At night I was awake till very late—in the company of a Harvard instructor, who had been in Silos a whole month, studying architecture and Mozarab liturgy—He spoke mainly of Porter, his special love. Between admirations, he killed the flies which swarmed in his room, but never infested mine—He knew Rand,2 and confirmed all I like in him. After the first night there was no discussion of architecture, for he was mainly occupied with liturgy; & none of liturgy, for he knew so many people.

A Padre Justo was ready to examine every point with me. He was very agile for a monk, leaped & climbed on vaults like a schoolboy. He is homely and honest and tender and disinterested beyond all students I have met. In the monastery he has access to few foreign books of the last 20 years—& to practically no good journals—The library is very rich, but in theology & church history. Comparative studies are impossible. Tho he knows Silos itself better than any more learned man he is very humble and defers to others, submitting all his observations to them.

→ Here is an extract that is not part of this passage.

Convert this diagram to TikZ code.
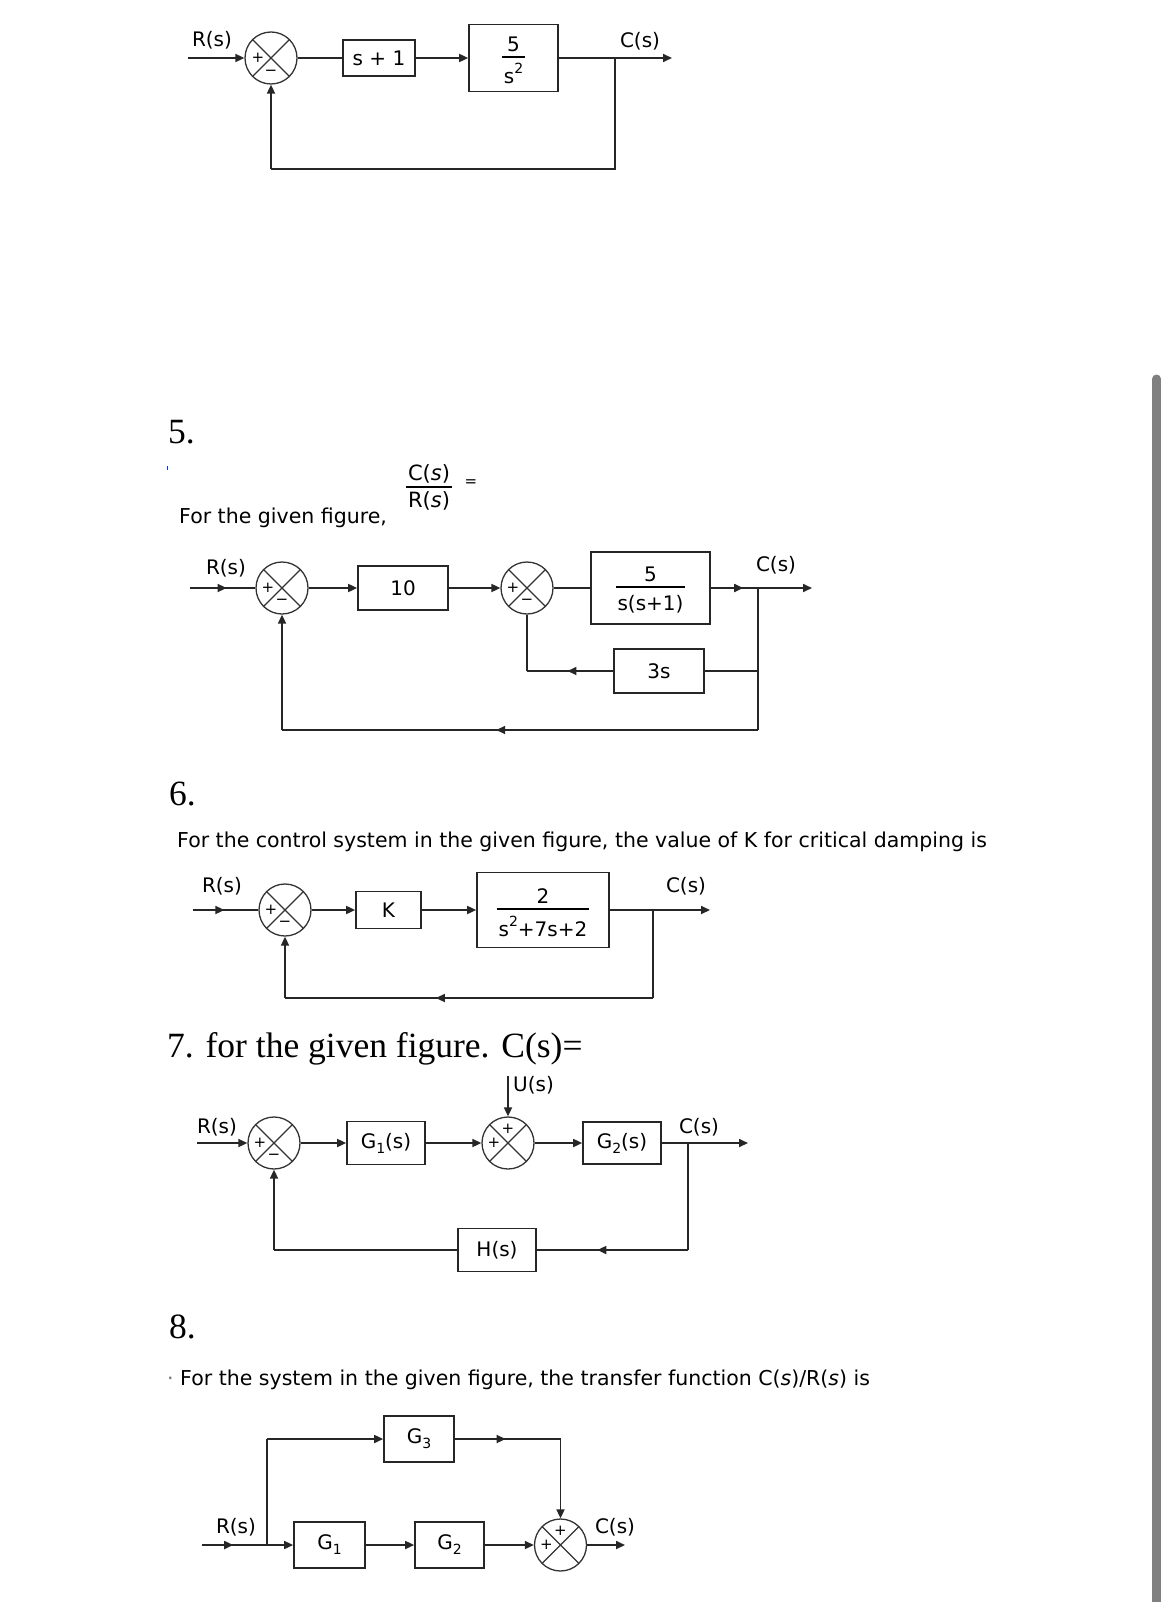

Outside Silos the whole world changed, as if I had lost an important object. On the way to Silos, the chauffeur sang endlessly, in a beautiful sorrowing voice, and addressed whoever he passed on the road, hailed peasants and children, & blew kisses to the girls. But returning four days later, he limped, & seemed woebegone. In the Burgos cathedral I was refused admission to the cloister: in the provincial library, the attendant said the Ms. I wished to see did not exist; & finally drew it forth with much grumbling—He refused to give me another. I missed a train, remained the afternoon in Burgos, walked to the convent of Las Huelgas nearby, where I could not see the best things, since in a nunnery no man may enter. (But you, dear, can see Silos)…. After 15 hours of riding—Toulouse—I had Giraudoux’s “Eglantine” to read—a story of a girl who loved an old Jew and an old French noble—an ingeniously poetic novel—

I embrace you in thought, dear Lillian, & hope to be with you, very soon—

Meyer.

  1. 1

    Émile Mâle (1862–1954), French medievalist and historian of Gothic art; Paul Deschamps (1888–1974), French historian of Romanesque sculpture; Arthur Kingsley Porter (1883–1933), professor at Harvard University whose richly illustrated Romanesque Sculpture of the Pilgrimage Roads (1923) was very important for Schapiro. By 1927 Schapiro was corresponding with Porter.

  2. 2

    Edward Rand (1871–1945), American classicist and Latin paleographer.